• DIRECTIVE: Drop the images; return everything else in the listing below exactly.

• DATA EXTRACT:

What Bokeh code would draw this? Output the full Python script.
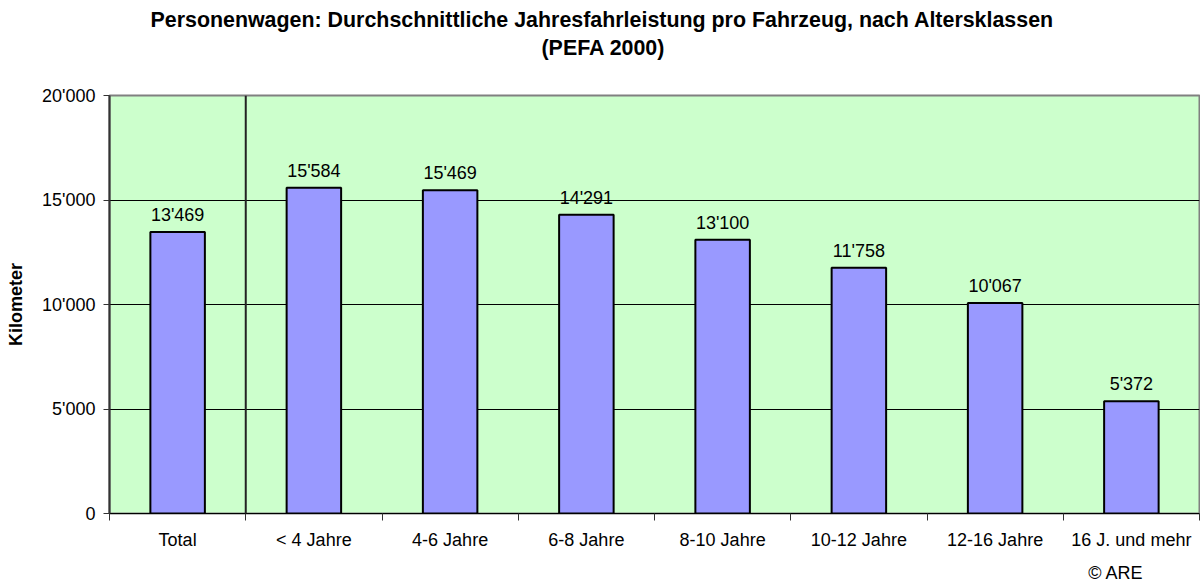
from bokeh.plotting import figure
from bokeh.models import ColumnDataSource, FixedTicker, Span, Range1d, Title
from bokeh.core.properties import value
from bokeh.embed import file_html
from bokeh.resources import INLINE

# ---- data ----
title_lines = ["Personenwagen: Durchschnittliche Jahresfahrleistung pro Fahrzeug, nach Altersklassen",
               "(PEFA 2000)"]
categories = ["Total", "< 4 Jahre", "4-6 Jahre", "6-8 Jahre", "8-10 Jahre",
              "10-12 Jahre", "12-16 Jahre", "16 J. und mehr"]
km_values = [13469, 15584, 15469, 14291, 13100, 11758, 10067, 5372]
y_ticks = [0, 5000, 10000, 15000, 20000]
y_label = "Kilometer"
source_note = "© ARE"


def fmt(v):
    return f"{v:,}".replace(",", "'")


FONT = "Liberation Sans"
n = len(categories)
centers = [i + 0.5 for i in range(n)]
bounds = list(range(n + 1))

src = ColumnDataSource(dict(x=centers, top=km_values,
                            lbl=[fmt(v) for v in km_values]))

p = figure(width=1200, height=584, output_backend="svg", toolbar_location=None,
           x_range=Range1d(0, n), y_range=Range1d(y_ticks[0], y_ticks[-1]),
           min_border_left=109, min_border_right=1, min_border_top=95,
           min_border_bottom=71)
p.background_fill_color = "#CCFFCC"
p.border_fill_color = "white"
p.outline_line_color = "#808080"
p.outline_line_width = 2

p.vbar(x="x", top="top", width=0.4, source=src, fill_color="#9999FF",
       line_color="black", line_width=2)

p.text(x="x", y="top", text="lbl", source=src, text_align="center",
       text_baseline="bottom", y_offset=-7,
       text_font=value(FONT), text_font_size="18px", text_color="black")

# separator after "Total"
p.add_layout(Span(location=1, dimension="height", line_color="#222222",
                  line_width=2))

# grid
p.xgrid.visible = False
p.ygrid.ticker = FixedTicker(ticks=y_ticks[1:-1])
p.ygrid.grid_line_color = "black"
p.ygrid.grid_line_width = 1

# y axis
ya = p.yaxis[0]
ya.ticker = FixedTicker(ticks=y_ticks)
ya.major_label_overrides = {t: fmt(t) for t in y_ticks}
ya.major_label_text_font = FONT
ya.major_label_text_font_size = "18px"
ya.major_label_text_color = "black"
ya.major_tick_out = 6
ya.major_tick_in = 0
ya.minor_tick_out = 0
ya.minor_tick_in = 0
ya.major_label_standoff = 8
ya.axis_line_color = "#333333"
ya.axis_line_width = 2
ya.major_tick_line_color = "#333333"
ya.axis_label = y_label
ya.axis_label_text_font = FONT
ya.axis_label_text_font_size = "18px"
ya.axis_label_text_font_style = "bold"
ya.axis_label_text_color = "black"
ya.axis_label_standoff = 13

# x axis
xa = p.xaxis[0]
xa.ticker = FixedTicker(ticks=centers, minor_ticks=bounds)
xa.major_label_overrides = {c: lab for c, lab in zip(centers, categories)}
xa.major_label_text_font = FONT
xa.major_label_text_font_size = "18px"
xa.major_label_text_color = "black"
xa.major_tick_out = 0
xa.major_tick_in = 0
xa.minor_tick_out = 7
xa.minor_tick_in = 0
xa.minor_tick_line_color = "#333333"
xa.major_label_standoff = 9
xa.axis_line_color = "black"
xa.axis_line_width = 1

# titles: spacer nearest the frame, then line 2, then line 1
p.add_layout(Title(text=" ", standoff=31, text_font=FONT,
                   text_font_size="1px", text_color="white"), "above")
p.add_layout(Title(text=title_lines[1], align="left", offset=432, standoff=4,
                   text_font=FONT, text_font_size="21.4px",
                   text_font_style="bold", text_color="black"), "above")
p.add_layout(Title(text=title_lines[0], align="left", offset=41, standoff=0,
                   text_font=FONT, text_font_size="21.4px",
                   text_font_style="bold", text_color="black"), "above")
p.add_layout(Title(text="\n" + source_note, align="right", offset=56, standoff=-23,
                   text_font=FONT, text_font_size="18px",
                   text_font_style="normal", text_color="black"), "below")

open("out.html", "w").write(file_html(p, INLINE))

• ANSWER TO THIS PROBLEM:
What Bokeh code would draw this? Output the full Python script.
from bokeh.plotting import figure
from bokeh.models import ColumnDataSource, FixedTicker, Span, Range1d, Title
from bokeh.core.properties import value
from bokeh.embed import file_html
from bokeh.resources import INLINE

# ---- data ----
title_lines = ["Personenwagen: Durchschnittliche Jahresfahrleistung pro Fahrzeug, nach Altersklassen",
               "(PEFA 2000)"]
categories = ["Total", "< 4 Jahre", "4-6 Jahre", "6-8 Jahre", "8-10 Jahre",
              "10-12 Jahre", "12-16 Jahre", "16 J. und mehr"]
km_values = [13469, 15584, 15469, 14291, 13100, 11758, 10067, 5372]
y_ticks = [0, 5000, 10000, 15000, 20000]
y_label = "Kilometer"
source_note = "© ARE"


def fmt(v):
    return f"{v:,}".replace(",", "'")


FONT = "Liberation Sans"
n = len(categories)
centers = [i + 0.5 for i in range(n)]
bounds = list(range(n + 1))

src = ColumnDataSource(dict(x=centers, top=km_values,
                            lbl=[fmt(v) for v in km_values]))

p = figure(width=1200, height=584, output_backend="svg", toolbar_location=None,
           x_range=Range1d(0, n), y_range=Range1d(y_ticks[0], y_ticks[-1]),
           min_border_left=109, min_border_right=1, min_border_top=95,
           min_border_bottom=71)
p.background_fill_color = "#CCFFCC"
p.border_fill_color = "white"
p.outline_line_color = "#808080"
p.outline_line_width = 2

p.vbar(x="x", top="top", width=0.4, source=src, fill_color="#9999FF",
       line_color="black", line_width=2)

p.text(x="x", y="top", text="lbl", source=src, text_align="center",
       text_baseline="bottom", y_offset=-7,
       text_font=value(FONT), text_font_size="18px", text_color="black")

# separator after "Total"
p.add_layout(Span(location=1, dimension="height", line_color="#222222",
                  line_width=2))

# grid
p.xgrid.visible = False
p.ygrid.ticker = FixedTicker(ticks=y_ticks[1:-1])
p.ygrid.grid_line_color = "black"
p.ygrid.grid_line_width = 1

# y axis
ya = p.yaxis[0]
ya.ticker = FixedTicker(ticks=y_ticks)
ya.major_label_overrides = {t: fmt(t) for t in y_ticks}
ya.major_label_text_font = FONT
ya.major_label_text_font_size = "18px"
ya.major_label_text_color = "black"
ya.major_tick_out = 6
ya.major_tick_in = 0
ya.minor_tick_out = 0
ya.minor_tick_in = 0
ya.major_label_standoff = 8
ya.axis_line_color = "#333333"
ya.axis_line_width = 2
ya.major_tick_line_color = "#333333"
ya.axis_label = y_label
ya.axis_label_text_font = FONT
ya.axis_label_text_font_size = "18px"
ya.axis_label_text_font_style = "bold"
ya.axis_label_text_color = "black"
ya.axis_label_standoff = 13

# x axis
xa = p.xaxis[0]
xa.ticker = FixedTicker(ticks=centers, minor_ticks=bounds)
xa.major_label_overrides = {c: lab for c, lab in zip(centers, categories)}
xa.major_label_text_font = FONT
xa.major_label_text_font_size = "18px"
xa.major_label_text_color = "black"
xa.major_tick_out = 0
xa.major_tick_in = 0
xa.minor_tick_out = 7
xa.minor_tick_in = 0
xa.minor_tick_line_color = "#333333"
xa.major_label_standoff = 9
xa.axis_line_color = "black"
xa.axis_line_width = 1

# titles: spacer nearest the frame, then line 2, then line 1
p.add_layout(Title(text=" ", standoff=31, text_font=FONT,
                   text_font_size="1px", text_color="white"), "above")
p.add_layout(Title(text=title_lines[1], align="left", offset=432, standoff=4,
                   text_font=FONT, text_font_size="21.4px",
                   text_font_style="bold", text_color="black"), "above")
p.add_layout(Title(text=title_lines[0], align="left", offset=41, standoff=0,
                   text_font=FONT, text_font_size="21.4px",
                   text_font_style="bold", text_color="black"), "above")
p.add_layout(Title(text="\n" + source_note, align="right", offset=56, standoff=-23,
                   text_font=FONT, text_font_size="18px",
                   text_font_style="normal", text_color="black"), "below")

open("out.html", "w").write(file_html(p, INLINE))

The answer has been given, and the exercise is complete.